These recipes come from Fine Preserving, by Catherine Plagemann, published in 1967 by Simon and Schuster. Most of the recipes are for fruit jellies, but there are also some interesting fruit pickles, preserves, ketchups, and an onion vinegar. Plagemann took the vinegar recipe from a book called Common Sense in the Household by Marion Harland, published by Scribner, Armstrong and Company in 1877.
The Banana Jam is delicious! According to the author, the recipe came to her from India. She likes it on muffins, as a filling for white cake (especially if there is coconut on the frosting) and on hot, buttered waffles. I often make it as a gift for Christmas.
8 ripe bananas, about medium size
3 fine lemons, medium size
3 cups granulated sugar
3 cups water
1 whole piece of dried or peeled green ginger, about the size of a large olive
some cloves
Squeeze the juice from the lemons and slice the rind into paper-thin strips. Boil the sugar and water about 10 minutes. Then add the lemon juice and rind, the bananas carefully mashed, the ginger and a few cloves. Cook this slowly for 1/2 or 3/4 of an hour. Stir it carefully so that it will not scorch. It will become a pale-yellow mush, and does not need to be tested for proper consistency. Take out the lump of ginger before you put it into the glasses. This quantity will make about 7 eight-ounce glasses.

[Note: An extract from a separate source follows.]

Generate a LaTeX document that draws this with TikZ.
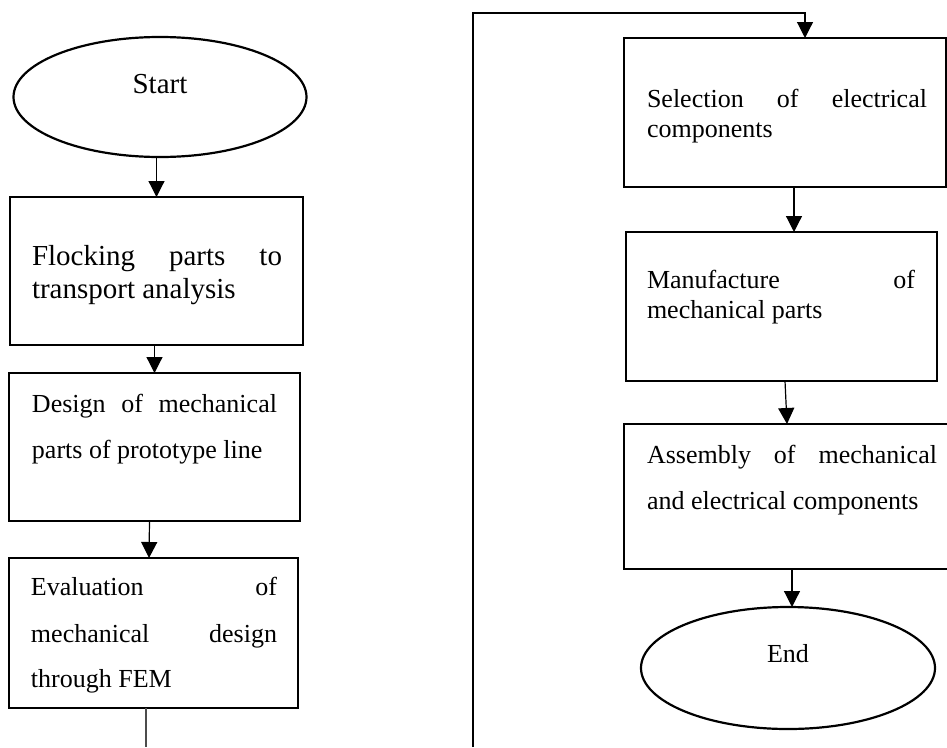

Onion Vinegar - use it on green salad or as a vinaigrette over cooked chilled vegetables such as asparagus, beets, carrots, or cauliflower
Chop fairly fine 6 large onions and sprinkle them with 1 tablespoon of salt. Put this in a large glass jar - larger than a quart. Scald 1 quart of the best white distilled vinegar and dissolve in it 1 tablespoon of granulated sugar. Pour this over the oions. Place the lid on tightly. Allow the onions to steep in the vinegar for 2 weeks, then strain it and put it into bottles and cork them tightly.